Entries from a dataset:
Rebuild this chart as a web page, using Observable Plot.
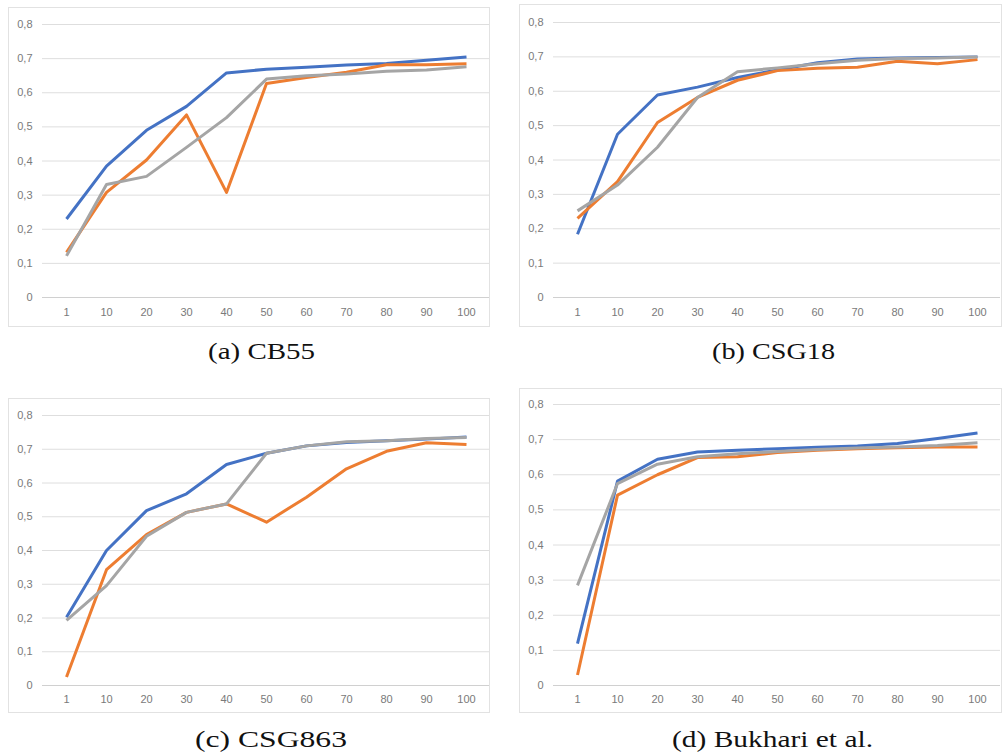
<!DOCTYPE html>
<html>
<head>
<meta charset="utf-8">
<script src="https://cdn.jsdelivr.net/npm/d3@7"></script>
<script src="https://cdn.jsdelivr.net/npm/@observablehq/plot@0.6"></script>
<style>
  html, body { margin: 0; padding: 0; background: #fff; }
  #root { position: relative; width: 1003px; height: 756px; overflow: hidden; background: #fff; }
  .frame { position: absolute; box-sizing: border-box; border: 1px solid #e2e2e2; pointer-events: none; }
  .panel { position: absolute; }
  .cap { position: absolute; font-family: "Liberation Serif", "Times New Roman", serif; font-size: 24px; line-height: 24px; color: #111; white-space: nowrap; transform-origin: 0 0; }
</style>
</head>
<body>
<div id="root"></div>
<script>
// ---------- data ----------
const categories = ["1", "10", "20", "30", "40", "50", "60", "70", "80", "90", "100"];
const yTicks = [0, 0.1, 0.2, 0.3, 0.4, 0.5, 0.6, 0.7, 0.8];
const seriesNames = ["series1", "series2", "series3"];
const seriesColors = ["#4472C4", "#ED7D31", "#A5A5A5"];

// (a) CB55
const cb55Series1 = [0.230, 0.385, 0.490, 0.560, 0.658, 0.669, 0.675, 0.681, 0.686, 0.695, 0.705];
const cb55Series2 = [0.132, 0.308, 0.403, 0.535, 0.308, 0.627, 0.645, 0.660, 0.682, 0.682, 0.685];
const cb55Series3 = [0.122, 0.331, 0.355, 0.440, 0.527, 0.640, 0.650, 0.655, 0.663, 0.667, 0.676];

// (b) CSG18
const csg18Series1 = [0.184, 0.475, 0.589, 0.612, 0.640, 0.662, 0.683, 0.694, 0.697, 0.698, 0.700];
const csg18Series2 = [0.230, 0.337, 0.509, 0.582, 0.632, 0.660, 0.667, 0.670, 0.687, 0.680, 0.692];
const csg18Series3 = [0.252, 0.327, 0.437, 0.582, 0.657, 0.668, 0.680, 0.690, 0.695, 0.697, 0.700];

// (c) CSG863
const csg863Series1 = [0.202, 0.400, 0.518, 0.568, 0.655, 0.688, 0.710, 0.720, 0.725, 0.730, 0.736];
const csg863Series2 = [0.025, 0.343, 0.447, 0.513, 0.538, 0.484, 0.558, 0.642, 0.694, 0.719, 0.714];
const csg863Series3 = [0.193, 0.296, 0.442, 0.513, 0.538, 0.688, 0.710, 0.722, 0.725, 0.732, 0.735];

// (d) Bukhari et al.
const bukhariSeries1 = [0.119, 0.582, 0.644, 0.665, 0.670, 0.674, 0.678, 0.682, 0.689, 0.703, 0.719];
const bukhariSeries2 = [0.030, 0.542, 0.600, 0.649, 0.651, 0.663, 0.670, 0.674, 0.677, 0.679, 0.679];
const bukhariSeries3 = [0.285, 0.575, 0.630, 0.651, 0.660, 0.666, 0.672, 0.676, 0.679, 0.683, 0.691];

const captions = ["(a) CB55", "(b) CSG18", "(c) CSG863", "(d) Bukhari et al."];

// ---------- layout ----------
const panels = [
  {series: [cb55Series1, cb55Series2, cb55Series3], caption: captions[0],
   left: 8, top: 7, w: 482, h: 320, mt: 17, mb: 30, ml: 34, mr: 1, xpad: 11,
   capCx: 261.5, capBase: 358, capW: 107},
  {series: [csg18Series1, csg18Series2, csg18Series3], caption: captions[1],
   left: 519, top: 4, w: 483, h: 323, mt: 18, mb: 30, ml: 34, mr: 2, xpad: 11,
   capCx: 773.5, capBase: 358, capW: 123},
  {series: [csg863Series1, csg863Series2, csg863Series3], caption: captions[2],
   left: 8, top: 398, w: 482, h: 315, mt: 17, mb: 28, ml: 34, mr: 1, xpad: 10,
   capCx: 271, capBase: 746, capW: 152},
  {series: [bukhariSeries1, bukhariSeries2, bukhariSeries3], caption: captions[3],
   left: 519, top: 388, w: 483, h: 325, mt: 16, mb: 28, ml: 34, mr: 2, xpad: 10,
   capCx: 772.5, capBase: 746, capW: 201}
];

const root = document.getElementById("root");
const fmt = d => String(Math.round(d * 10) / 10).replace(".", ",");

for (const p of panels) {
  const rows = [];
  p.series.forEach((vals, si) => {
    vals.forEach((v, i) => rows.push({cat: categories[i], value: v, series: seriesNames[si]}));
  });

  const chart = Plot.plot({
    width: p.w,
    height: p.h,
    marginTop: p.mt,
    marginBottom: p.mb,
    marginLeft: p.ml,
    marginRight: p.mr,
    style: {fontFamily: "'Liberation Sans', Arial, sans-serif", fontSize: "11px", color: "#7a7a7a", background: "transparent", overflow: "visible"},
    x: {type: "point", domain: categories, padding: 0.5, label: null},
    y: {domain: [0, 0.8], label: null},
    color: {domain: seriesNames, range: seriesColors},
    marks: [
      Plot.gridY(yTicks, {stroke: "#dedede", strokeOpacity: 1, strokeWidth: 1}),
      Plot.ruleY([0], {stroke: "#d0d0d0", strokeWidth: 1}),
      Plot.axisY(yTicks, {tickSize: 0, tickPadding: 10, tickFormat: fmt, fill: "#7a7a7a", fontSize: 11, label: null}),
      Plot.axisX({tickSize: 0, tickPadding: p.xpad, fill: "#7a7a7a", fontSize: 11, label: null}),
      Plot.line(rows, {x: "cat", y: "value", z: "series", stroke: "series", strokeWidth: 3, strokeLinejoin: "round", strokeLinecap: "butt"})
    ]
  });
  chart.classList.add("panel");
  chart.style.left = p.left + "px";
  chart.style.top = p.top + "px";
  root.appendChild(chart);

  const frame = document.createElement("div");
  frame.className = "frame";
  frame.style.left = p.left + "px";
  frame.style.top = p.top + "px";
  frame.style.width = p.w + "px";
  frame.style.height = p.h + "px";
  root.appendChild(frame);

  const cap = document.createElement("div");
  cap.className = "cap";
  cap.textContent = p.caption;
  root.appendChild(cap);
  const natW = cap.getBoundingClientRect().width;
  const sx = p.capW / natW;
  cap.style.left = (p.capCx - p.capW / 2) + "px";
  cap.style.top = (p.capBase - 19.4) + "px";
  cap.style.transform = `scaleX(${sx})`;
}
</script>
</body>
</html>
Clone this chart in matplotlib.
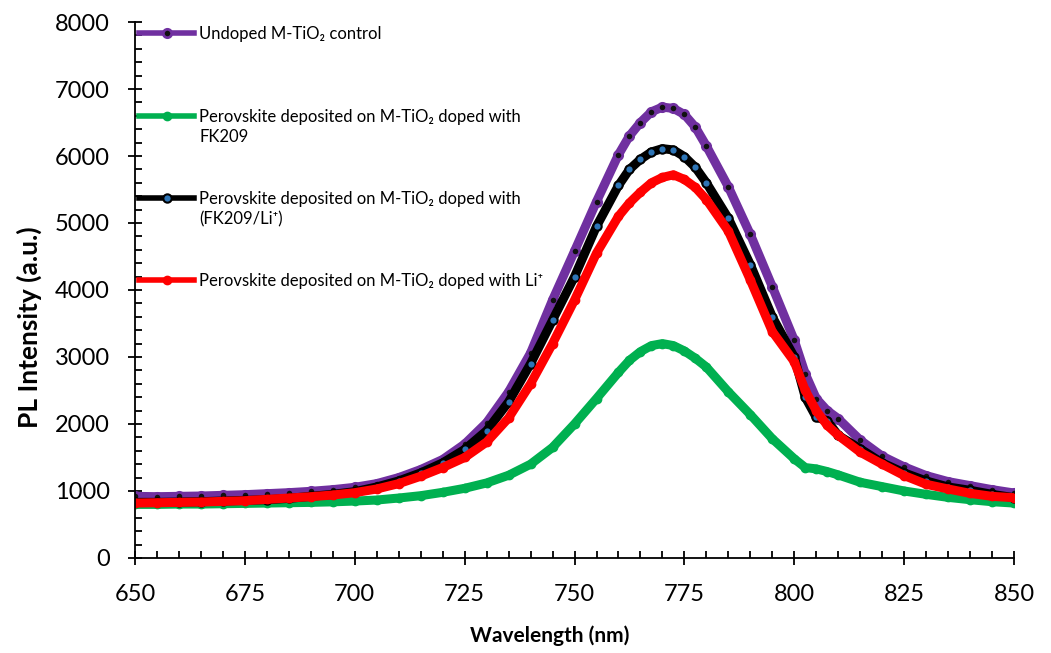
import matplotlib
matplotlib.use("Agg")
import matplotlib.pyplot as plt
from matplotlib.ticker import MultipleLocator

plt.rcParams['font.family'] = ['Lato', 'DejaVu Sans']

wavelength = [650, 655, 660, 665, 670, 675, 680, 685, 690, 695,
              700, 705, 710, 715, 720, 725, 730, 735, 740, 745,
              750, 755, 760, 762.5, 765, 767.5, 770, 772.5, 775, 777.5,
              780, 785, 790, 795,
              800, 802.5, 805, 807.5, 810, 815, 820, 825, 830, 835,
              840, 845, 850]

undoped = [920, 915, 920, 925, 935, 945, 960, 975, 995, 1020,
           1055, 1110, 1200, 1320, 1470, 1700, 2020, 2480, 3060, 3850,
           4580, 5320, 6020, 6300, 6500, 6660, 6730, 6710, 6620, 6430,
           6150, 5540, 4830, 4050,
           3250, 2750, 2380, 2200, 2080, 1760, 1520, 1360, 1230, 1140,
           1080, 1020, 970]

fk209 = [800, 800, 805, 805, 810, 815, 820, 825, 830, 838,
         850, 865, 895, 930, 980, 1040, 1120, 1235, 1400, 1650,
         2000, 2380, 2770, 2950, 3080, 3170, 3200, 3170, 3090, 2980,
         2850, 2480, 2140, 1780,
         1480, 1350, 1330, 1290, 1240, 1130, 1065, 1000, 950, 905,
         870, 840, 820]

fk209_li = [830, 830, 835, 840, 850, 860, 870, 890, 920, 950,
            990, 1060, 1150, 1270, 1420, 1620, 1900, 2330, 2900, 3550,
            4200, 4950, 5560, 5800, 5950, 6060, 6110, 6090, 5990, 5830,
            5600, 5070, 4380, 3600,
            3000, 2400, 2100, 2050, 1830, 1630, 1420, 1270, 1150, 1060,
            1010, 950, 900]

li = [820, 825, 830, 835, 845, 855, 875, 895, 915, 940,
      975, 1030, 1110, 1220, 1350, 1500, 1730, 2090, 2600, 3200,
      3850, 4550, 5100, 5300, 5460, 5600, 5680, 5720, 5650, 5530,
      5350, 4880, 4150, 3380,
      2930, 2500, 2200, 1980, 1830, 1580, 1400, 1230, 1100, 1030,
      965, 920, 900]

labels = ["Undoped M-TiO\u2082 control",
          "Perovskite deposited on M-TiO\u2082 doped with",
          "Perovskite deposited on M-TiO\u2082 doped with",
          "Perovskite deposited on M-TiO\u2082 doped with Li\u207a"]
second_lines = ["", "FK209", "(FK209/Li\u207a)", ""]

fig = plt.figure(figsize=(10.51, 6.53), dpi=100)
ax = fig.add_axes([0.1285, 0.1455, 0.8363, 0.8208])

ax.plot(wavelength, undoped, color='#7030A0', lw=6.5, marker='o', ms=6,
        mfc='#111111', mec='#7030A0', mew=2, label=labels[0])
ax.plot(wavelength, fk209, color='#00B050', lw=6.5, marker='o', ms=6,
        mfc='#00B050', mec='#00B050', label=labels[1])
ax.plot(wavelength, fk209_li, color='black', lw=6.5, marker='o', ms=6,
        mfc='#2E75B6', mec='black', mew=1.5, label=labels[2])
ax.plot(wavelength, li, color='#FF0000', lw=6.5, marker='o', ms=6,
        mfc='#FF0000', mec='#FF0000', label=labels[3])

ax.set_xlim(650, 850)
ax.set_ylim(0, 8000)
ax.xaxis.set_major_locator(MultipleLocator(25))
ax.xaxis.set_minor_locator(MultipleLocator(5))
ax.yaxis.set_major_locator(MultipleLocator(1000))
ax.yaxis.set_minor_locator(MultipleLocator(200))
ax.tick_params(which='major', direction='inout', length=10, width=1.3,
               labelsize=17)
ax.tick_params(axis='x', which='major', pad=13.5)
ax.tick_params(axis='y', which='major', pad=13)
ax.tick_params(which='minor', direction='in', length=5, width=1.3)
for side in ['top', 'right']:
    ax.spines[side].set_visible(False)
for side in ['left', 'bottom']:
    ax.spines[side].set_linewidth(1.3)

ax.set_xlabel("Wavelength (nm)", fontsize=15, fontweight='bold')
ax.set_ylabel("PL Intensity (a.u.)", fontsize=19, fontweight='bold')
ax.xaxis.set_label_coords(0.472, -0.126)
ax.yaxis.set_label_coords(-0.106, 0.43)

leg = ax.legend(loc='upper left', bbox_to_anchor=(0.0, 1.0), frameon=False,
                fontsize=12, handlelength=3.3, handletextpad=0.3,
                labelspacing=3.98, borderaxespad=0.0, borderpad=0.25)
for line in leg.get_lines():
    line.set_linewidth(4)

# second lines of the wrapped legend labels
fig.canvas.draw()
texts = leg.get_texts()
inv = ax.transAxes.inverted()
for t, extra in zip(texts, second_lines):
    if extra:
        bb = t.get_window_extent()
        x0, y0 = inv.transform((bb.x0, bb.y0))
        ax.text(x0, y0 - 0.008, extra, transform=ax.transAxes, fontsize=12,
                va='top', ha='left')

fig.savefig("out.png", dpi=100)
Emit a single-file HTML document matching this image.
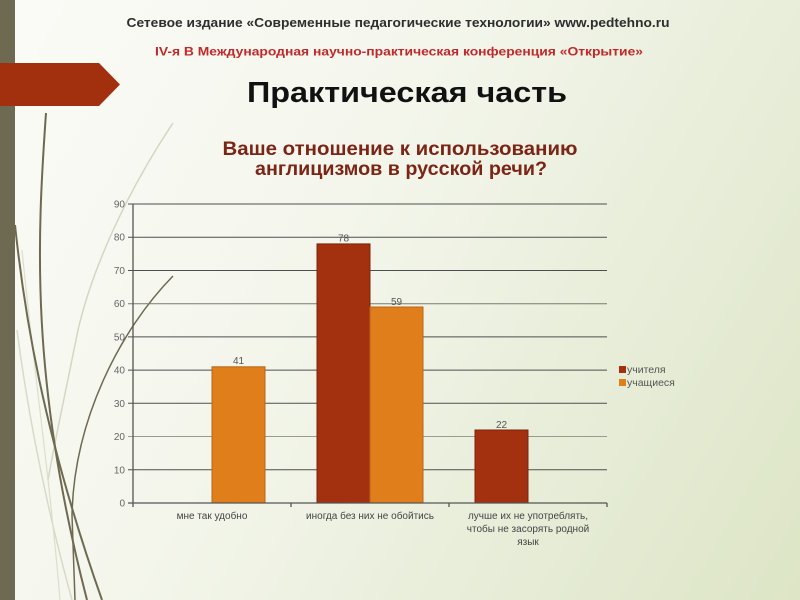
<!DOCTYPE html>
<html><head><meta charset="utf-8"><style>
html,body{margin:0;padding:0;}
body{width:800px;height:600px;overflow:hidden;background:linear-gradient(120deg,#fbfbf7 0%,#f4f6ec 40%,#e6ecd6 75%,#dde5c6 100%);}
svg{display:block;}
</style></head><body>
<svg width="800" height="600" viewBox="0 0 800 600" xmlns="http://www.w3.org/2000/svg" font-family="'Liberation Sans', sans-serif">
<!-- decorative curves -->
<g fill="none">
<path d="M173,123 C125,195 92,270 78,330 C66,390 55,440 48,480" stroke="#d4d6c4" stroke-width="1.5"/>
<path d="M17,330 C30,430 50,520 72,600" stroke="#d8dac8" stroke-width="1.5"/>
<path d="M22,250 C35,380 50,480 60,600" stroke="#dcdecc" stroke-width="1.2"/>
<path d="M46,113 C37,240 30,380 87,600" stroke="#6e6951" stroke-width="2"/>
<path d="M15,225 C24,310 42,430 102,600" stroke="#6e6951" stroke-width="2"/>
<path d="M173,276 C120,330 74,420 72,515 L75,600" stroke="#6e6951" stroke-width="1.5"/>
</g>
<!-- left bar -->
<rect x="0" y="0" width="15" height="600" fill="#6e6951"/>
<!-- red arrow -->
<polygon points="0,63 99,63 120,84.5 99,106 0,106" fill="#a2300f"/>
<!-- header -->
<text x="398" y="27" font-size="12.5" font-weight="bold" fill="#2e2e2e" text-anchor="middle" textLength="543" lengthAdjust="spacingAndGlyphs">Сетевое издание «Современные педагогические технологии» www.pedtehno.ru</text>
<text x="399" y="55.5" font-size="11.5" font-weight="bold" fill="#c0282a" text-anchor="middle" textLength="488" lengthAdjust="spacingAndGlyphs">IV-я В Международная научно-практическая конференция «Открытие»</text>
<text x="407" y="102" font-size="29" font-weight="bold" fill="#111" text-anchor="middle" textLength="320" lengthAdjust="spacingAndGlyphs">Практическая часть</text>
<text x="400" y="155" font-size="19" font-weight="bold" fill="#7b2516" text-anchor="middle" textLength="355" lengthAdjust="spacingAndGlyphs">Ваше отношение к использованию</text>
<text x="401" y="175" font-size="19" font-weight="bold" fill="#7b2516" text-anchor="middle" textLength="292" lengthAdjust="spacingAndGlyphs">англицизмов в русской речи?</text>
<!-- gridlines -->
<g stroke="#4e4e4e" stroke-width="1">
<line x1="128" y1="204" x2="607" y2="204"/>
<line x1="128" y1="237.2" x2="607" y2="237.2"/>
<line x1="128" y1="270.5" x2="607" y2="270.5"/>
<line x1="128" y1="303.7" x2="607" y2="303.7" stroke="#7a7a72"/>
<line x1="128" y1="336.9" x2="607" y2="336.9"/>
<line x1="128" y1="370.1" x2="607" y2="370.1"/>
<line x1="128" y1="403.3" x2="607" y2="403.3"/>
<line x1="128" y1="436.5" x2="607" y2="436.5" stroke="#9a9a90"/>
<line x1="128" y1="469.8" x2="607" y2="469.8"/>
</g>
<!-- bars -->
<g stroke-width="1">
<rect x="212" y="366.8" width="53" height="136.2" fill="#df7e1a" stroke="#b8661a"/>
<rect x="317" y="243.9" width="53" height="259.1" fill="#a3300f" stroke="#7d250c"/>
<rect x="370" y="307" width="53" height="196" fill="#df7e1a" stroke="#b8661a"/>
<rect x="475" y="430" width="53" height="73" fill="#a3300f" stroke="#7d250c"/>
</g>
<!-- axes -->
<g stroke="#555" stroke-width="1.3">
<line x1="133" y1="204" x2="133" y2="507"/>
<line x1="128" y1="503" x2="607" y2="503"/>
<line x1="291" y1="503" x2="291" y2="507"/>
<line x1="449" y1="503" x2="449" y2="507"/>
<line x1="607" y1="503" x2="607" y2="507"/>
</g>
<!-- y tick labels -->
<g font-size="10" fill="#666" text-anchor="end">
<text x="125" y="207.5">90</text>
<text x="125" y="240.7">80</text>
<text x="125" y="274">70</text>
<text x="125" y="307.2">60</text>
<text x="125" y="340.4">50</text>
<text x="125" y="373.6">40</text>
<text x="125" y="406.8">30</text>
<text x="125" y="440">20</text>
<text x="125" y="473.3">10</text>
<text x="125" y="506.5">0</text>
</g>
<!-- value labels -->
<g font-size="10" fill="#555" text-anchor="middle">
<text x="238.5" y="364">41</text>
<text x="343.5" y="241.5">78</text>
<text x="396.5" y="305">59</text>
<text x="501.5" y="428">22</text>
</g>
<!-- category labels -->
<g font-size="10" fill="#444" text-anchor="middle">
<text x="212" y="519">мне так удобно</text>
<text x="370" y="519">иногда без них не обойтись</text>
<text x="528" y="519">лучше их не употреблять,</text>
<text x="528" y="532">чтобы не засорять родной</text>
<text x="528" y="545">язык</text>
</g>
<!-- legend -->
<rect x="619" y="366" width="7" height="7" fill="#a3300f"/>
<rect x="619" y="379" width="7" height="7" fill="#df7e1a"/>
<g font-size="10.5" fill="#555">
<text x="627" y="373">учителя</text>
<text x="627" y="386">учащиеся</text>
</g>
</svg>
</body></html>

■ **EXERCISE AIM**:
Take only the lines above from the one that has "Clone this chart in matplotlib." through the one that has "plt.rcParams['font.family'] = ['Lato', 'DejaVu" and reproduce them exactly, omitting any pictures.

■ **REPLY TO THE EXERCISE**:
Clone this chart in matplotlib.
import matplotlib
matplotlib.use("Agg")
import matplotlib.pyplot as plt
from matplotlib.ticker import MultipleLocator

plt.rcParams['font.family'] = ['Lato', 'DejaVu Sans']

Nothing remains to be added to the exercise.